Have you ever looked at something you’d deep down love to do and thought ‘oh I’d love to BUT’… ‘oh that sounds great but I CAN’T ’… ‘oh it’s not for me BECAUSE’…. And then you leave it there rather than figuring out a way around those obstacles? You let yourself off the hook because you found an adequate excuse?
Uh-huh. And that’s because those are fear-based obstacles and excuses that fear really doesn’t want you to start workshopping ways around. In fact it will probably get pretty snappy if you – or anyone else – tries. Fear wants you safe and stuck and trapped in your box thank you very much. And every time you give in to fear you shrink a little bit, and it makes it that much harder to stand up to fear the next time.
But what are the consequences of giving into fear? Here’s a nasty little exercise. Picture yourself ten years from now, in a future where you’ve said ‘nah’ to ALL your fears, and done what you wanted to do in spite of them. Grab a pen and paper, set a timer for five minutes, and write freestyle about how that life, that version of you, looks, feels, behaves, lives. Don’t censor yourself, just write.
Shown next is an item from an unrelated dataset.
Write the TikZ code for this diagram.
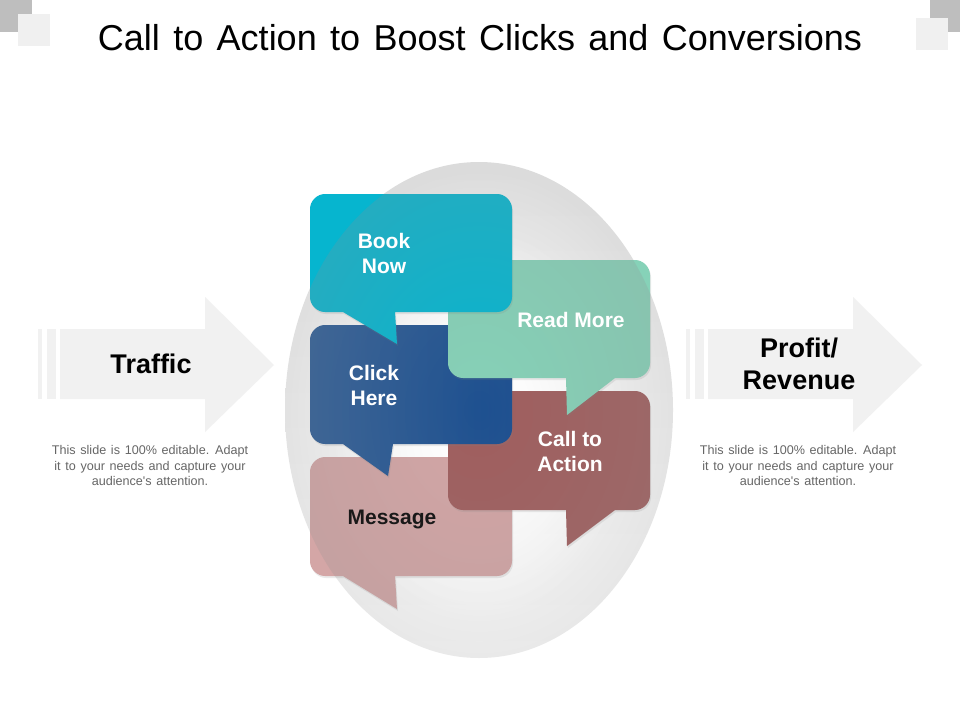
\documentclass[tikz,border=0pt]{standalone}
\usepackage{fontspec}
\setmainfont{Liberation Sans}
\newfontfamily\titlefam[WordSpace=1.25]{Liberation Sans}
\newfontfamily\notefam[WordSpace=1.34]{Liberation Sans}
\usetikzlibrary{shadows,fadings}
\definecolor{eggtop}{HTML}{DBDBDB}
\definecolor{eggbottom}{HTML}{E9E9E9}
\definecolor{eggtint}{HTML}{909090}
\definecolor{arrowgray}{HTML}{F1F1F1}
\definecolor{cornerdark}{HTML}{BEBEBE}
\definecolor{cornerlight}{HTML}{F0F0F0}
\definecolor{bookc}{HTML}{06B5CF}
\definecolor{readc}{HTML}{86D2B8}
\definecolor{clickl}{HTML}{2C5C96}
\definecolor{clickr}{HTML}{1C4F90}
\definecolor{callc}{HTML}{A05E5E}
\definecolor{msgc}{HTML}{D4A6A6}
\definecolor{smalltext}{HTML}{666666}
\tikzfading[name=eggfade, inner color=transparent!100, outer color=transparent!78]
\tikzfading[name=eggglow, inner color=transparent!0, outer color=transparent!100]
\tikzset{
  x=1pt,y=-1pt,
  bubble/.style={draw=none,drop shadow={opacity=.16,shadow xshift=1pt,shadow yshift=-2pt}},
  flatarrow/.style={fill=arrowgray,draw=none},
  blabel/.style={font=\fontsize{21}{25}\selectfont\bfseries,text=white,align=center,inner sep=0pt},
  biglabel/.style={font=\fontsize{27}{32}\selectfont\bfseries,text=black,align=center,inner sep=0pt},
  note/.style={font=\notefam\fontsize{12.6}{15.5}\selectfont,text=smalltext,align=center,inner sep=0pt},
}
% #1 left, #2 top, #3 right, #4 bottom, #5 tail left x, #6 tail right x, #7 tip x, #8 tip y
\newcommand\bubbleoutline[8]{%
  (#5,#4) -- (#1+15,#4) .. controls (#1+7,#4) and (#1,#4-7) .. (#1,#4-15)
  -- (#1,#2+15) .. controls (#1,#2+7) and (#1+7,#2) .. (#1+15,#2)
  -- (#3-15,#2) .. controls (#3-7,#2) and (#3,#2+7) .. (#3,#2+15)
  -- (#3,#4-15) .. controls (#3,#4-7) and (#3-7,#4) .. (#3-15,#4)
  -- (#6,#4) -- (#7,#8) -- cycle}
\newcommand\speechbubble[9]{%
  \path[bubble,#1] \bubbleoutline{#2}{#3}{#4}{#5}{#6}{#7}{#8}{#9};
  \begin{scope}
    \clip \bubbleoutline{#2}{#3}{#4}{#5}{#6}{#7}{#8}{#9};
    \path[fill=eggtint,path fading=eggfade] (479,410) ellipse [x radius=194,y radius=248];
  \end{scope}}
\newcommand\flatarrowshape[1]{%
  \begin{scope}[xshift=#1]
    \path[flatarrow] (38,329) rectangle (42,399);
    \path[flatarrow] (47,329) rectangle (56,399);
    \path[flatarrow] (60,329) -- (205,329) -- (205,297) -- (274,365) -- (205,432) -- (205,399) -- (60,399) -- cycle;
  \end{scope}}
\begin{document}
\begin{tikzpicture}
\useasboundingbox (0,0) rectangle (960,720);
\fill[white] (0,0) rectangle (960,720);
% corners
\fill[cornerdark] (0,0) rectangle (32,32);
\fill[cornerlight] (18,14) rectangle (50,46);
\fill[cornerdark] (930,0) rectangle (960,32);
\fill[cornerlight] (916,18) rectangle (948,50);
\node[font=\titlefam\fontsize{36}{42}\selectfont,text=black,inner sep=0pt] (title) at (480,38) {Call to Action to Boost Clicks and Conversions};
% arrows
\flatarrowshape{0pt}
\flatarrowshape{648pt}
% egg
\path[top color=eggtop,bottom color=eggbottom] (479,410) ellipse [x radius=194,y radius=248];
\path[fill=white,path fading=eggglow] (479,415) ellipse [x radius=194,y radius=248];
\path[fill=white,path fading=eggglow] (479,425) ellipse [x radius=150,y radius=200];
% bubbles
\speechbubble{fill=msgc}{310}{457}{512}{576}{343}{395}{397}{609}
\speechbubble{fill=callc}{448}{391}{650}{510}{566}{615}{567}{546}
\speechbubble{left color=clickl,right color=clickr}{310}{325}{512}{444}{343}{393}{388}{476}
\speechbubble{fill=readc}{448}{260}{650}{378}{566}{615}{567}{415}
\speechbubble{fill=bookc}{310}{194}{512}{312}{343}{395}{397}{344}
% labels
\node[blabel] (book) at (384,253) {Book\\Now};
\node[blabel] (read) at (571,320) {Read More};
\node[blabel] (click) at (374,385) {Click\\Here};
\node[blabel] (call) at (570,451) {Call to\\Action};
\node[blabel,text=black!90] (msg) at (392,519) {Message};
\node[biglabel] (traffic) at (151,364) {Traffic};
\node[biglabel] (profit) at (799,364) {Profit/\\Revenue};
\node[note] (noteL) at (150,465.5) {This slide is 100\% editable. Adapt\\it to your needs and capture your\\audience's attention.};
\node[note] (noteR) at (798,465.5) {This slide is 100\% editable. Adapt\\it to your needs and capture your\\audience's attention.};
\end{tikzpicture}
\end{document}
And now do the opposite. Write for five minutes about a future, ten years from now, where you keep giving into your fears and hiding from all the things that you’d like to do but which instead you invent obstacles and makes excuses around. Write freestyle about how that life, that version of you, looks, feels, behaves, lives.
Now, read through both versions.
I once heard it said that hell is where the person you are meets the person you could have become. That’s what giving in to fear does to a life.
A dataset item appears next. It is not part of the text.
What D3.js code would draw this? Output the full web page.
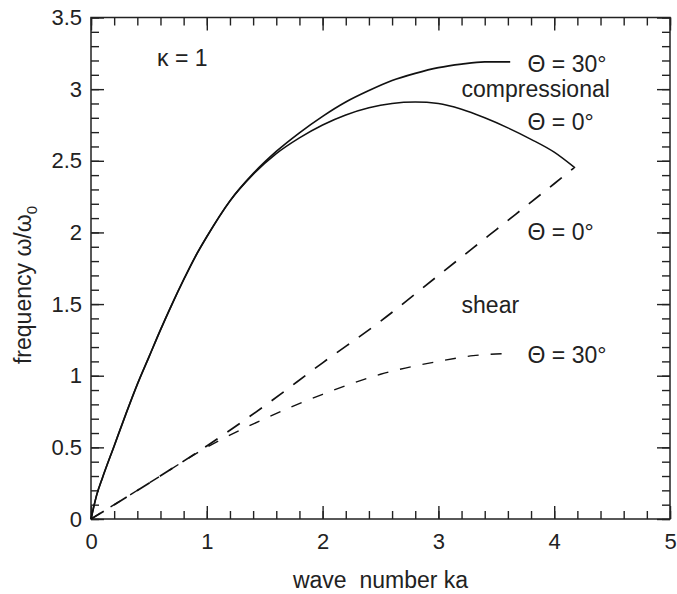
<!DOCTYPE html>
<html>
<head>
<meta charset="utf-8">
<script src="https://cdn.jsdelivr.net/npm/d3@7"></script>
<style>
  html, body { margin: 0; padding: 0; background: #fff; }
  svg { display: block; font-family: "Liberation Sans", Arial, Helvetica, sans-serif; }
</style>
</head>
<body>
<svg id="chart" width="677" height="594"></svg>
<script>
// ---- data (wave number ka, frequency ω/ω0) ----
const compTheta30K = [0, 0.05, 0.1, 0.2, 0.3, 0.4, 0.5, 0.6, 0.7, 0.8, 0.9, 1.0, 1.2, 1.4, 1.6, 1.8, 2.0, 2.2, 2.4, 2.6, 2.8, 3.0, 3.2, 3.4, 3.62];
const compTheta30W = [0, 0.17, 0.29, 0.51, 0.73, 0.94, 1.13, 1.32, 1.50, 1.67, 1.83, 1.97, 2.22, 2.41, 2.565, 2.695, 2.81, 2.91, 2.99, 3.06, 3.11, 3.15, 3.175, 3.19, 3.19];

const compTheta0K = [0, 0.05, 0.1, 0.2, 0.3, 0.4, 0.5, 0.6, 0.7, 0.8, 0.9, 1.0, 1.2, 1.4, 1.6, 1.8, 2.0, 2.2, 2.4, 2.6, 2.8, 3.0, 3.2, 3.4, 3.6, 3.8, 4.0, 4.18];
const compTheta0W = [0, 0.17, 0.29, 0.51, 0.73, 0.94, 1.13, 1.32, 1.50, 1.67, 1.83, 1.97, 2.22, 2.405, 2.55, 2.66, 2.75, 2.82, 2.87, 2.90, 2.91, 2.90, 2.86, 2.80, 2.73, 2.65, 2.56, 2.45];

const shearTheta0K = [0, 0.5, 1.0, 1.5, 2.0, 2.5, 3.0, 3.5, 4.0, 4.17];
const shearTheta0W = [0, 0.25, 0.51, 0.79, 1.09, 1.38, 1.70, 2.02, 2.34, 2.45];

const shearTheta30K = [0, 0.5, 1.0, 1.5, 2.0, 2.5, 3.0, 3.3, 3.62];
const shearTheta30W = [0, 0.25, 0.5, 0.7, 0.87, 1.01, 1.10, 1.14, 1.156];

const xMajorTicks = [0, 1, 2, 3, 4, 5];
const yMajorTicks = [0, 0.5, 1, 1.5, 2, 2.5, 3, 3.5];
const xMinorTicks = d3.range(0, 5.001, 0.2).map(v => +v.toFixed(1));
const yMinorTicks = d3.range(0, 3.501, 0.1).map(v => +v.toFixed(1));

const annotations = [
  { text: "κ = 1", k: 0.57, w: 3.16 },
  { text: "Θ = 30°", k: 3.77, w: 3.12 },
  { text: "compressional", k: 3.2, w: 2.945 },
  { text: "Θ = 0°", k: 3.77, w: 2.715 },
  { text: "Θ = 0°", k: 3.77, w: 1.947 },
  { text: "shear", k: 3.2, w: 1.438 },
  { text: "Θ = 30°", k: 3.77, w: 1.088 }
];

// ---- layout ----
const margin = { left: 91, top: 17.5, right: 7, bottom: 75 };
const W = 677, H = 594;
const svg = d3.select("#chart");

const x = d3.scaleLinear().domain([0, 5]).range([margin.left, W - margin.right]);
const y = d3.scaleLinear().domain([0, 3.5]).range([H - margin.bottom, margin.top]);

const axisColor = "#222";
const fontSize = 22;

// frame
svg.append("rect")
  .attr("x", x(0)).attr("y", y(3.5))
  .attr("width", x(5) - x(0)).attr("height", y(0) - y(3.5))
  .attr("fill", "none").attr("stroke", axisColor).attr("stroke-width", 1.5);

function styleAxis(g) {
  g.select(".domain").remove();
  g.selectAll(".tick line").attr("stroke", axisColor).attr("stroke-width", 1.4);
  g.selectAll(".tick text").attr("fill", "#222").attr("font-size", fontSize).attr("font-family", "Liberation Sans, Arial, sans-serif");
}

const majorLen = 13, minorLen = 8;

// bottom
svg.append("g").attr("transform", `translate(0,${y(0)})`)
  .call(d3.axisBottom(x).tickValues(xMinorTicks).tickSizeInner(-minorLen).tickSizeOuter(0).tickFormat(""))
  .call(styleAxis);
svg.append("g").attr("transform", `translate(0,${y(0)})`)
  .call(d3.axisBottom(x).tickValues(xMajorTicks).tickSizeInner(-majorLen).tickSizeOuter(0).tickPadding(14).tickFormat(d3.format("d")))
  .call(styleAxis);
// top
svg.append("g").attr("transform", `translate(0,${y(3.5)})`)
  .call(d3.axisTop(x).tickValues(xMinorTicks).tickSizeInner(-minorLen).tickSizeOuter(0).tickFormat(""))
  .call(styleAxis);
svg.append("g").attr("transform", `translate(0,${y(3.5)})`)
  .call(d3.axisTop(x).tickValues(xMajorTicks).tickSizeInner(-majorLen).tickSizeOuter(0).tickFormat(""))
  .call(styleAxis);
// left
svg.append("g").attr("transform", `translate(${x(0)},0)`)
  .call(d3.axisLeft(y).tickValues(yMinorTicks).tickSizeInner(-minorLen).tickSizeOuter(0).tickFormat(""))
  .call(styleAxis);
svg.append("g").attr("transform", `translate(${x(0)},0)`)
  .call(d3.axisLeft(y).tickValues(yMajorTicks).tickSizeInner(-majorLen).tickSizeOuter(0).tickPadding(9).tickFormat(d => String(d)))
  .call(styleAxis);
// right
svg.append("g").attr("transform", `translate(${x(5)},0)`)
  .call(d3.axisRight(y).tickValues(yMinorTicks).tickSizeInner(-minorLen).tickSizeOuter(0).tickFormat(""))
  .call(styleAxis);
svg.append("g").attr("transform", `translate(${x(5)},0)`)
  .call(d3.axisRight(y).tickValues(yMajorTicks).tickSizeInner(-majorLen).tickSizeOuter(0).tickFormat(""))
  .call(styleAxis);

// ---- curves ----
const line = d3.line().x(d => x(d[0])).y(d => y(d[1])).curve(d3.curveMonotoneX);
const zip = (a, b) => a.map((v, i) => [v, b[i]]);

const series = [
  { pts: zip(compTheta30K, compTheta30W), dash: null, width: 1.7 },
  { pts: zip(compTheta0K, compTheta0W), dash: null, width: 1.5 },
  { pts: zip(shearTheta0K, shearTheta0W), dash: "15,12", width: 1.7 },
  { pts: zip(shearTheta30K, shearTheta30W), dash: "11,12", width: 1.4 }
];

svg.append("g").selectAll("path").data(series).join("path")
  .attr("d", d => line(d.pts))
  .attr("fill", "none")
  .attr("stroke", "#111")
  .attr("stroke-width", d => d.width)
  .attr("stroke-dasharray", d => d.dash);

// ---- annotations ----
svg.append("g").selectAll("text").data(annotations).join("text")
  .attr("x", d => x(d.k))
  .attr("y", d => y(d.w))
  .attr("font-size", 23)
  .attr("fill", "#222")
  .text(d => d.text);

// ---- axis titles ----
svg.append("text")
  .attr("x", x(2.5)).attr("y", 588)
  .attr("text-anchor", "middle")
  .attr("font-size", 23)
  .attr("fill", "#222")
  .attr("xml:space", "preserve")
  .text("wave  number ka");

const yt = svg.append("text")
  .attr("transform", `translate(31,${285}) rotate(-90)`)
  .attr("text-anchor", "middle")
  .attr("font-size", 23)
  .attr("fill", "#222");
yt.append("tspan").text("frequency ω/ω");
yt.append("tspan").attr("font-size", 15).attr("dy", 6).text("0");
</script>
</body>
</html>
Notice I don’t say it’s what fear itself does to a life. It’s what giving in to it does. Everyone has fear. It’s whether you stand up to it or give in, that makes all the difference.
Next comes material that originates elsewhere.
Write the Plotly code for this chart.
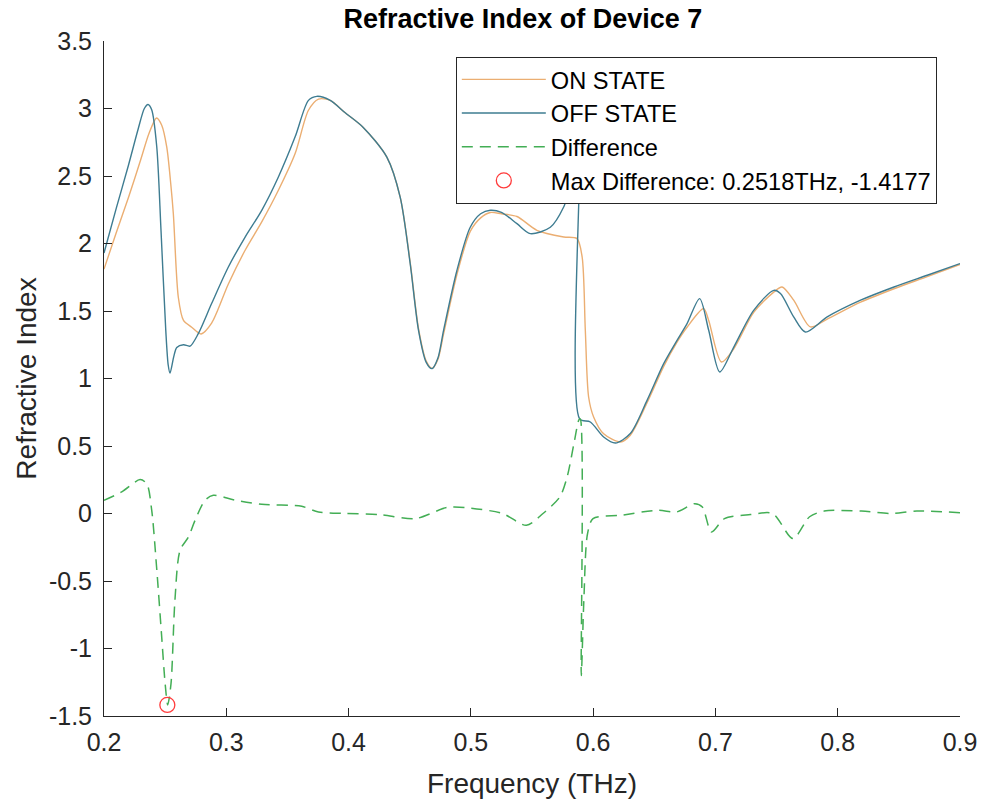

When you give in to fear, all that happens is you avoid the feeling until next time. Trouble is, the more you give in, the more frequent the next times become, until you’re living in a perpetual state of fear. The very thing you’ve tried so hard to avoid becomes your permanent state.
When you stand up to fear and ‘do it anyway’, two things happen. One, you survive (yes, you will) and you realise that the fear itself was worse than the actual doing of the thing that you were fearful about. And two, you become a little less afraid of the next thing. Your fears become fewer, and smaller, the more you stand up to them.
Now clearly, if you’ve lived your life governed by fear up to this point, it’s a bit of an ask to suddenly do everything that you’ve ever backed away from, made excuses to avoid, or invented obstacles around. Courage – because that’s what standing up to fear is – is like a muscle, and you have to train it gradually by starting small, really small. What’s the smallest thing that you don’t do because of fear? Is there a food that you haven’t tried because you might not like it? Is there a route to work that you think might be quicker but it’s unfamiliar? Is there a class at the gym that you like the sound of but you hate being the newbie?
(I bet the ‘yes buts’ are starting up already, right?)
Remember the ten year exercise. Hell is where the person you are meets the person you could have become.
Your life in ten years is the sum of every little thing you do now. You write your own story, on the basis of how often you give in to fear – and so shrink a little – or how often you stand up to fear, gather up your courage and say: ‘Nah. No excuses, no obstacles – I’m doing it anyway’.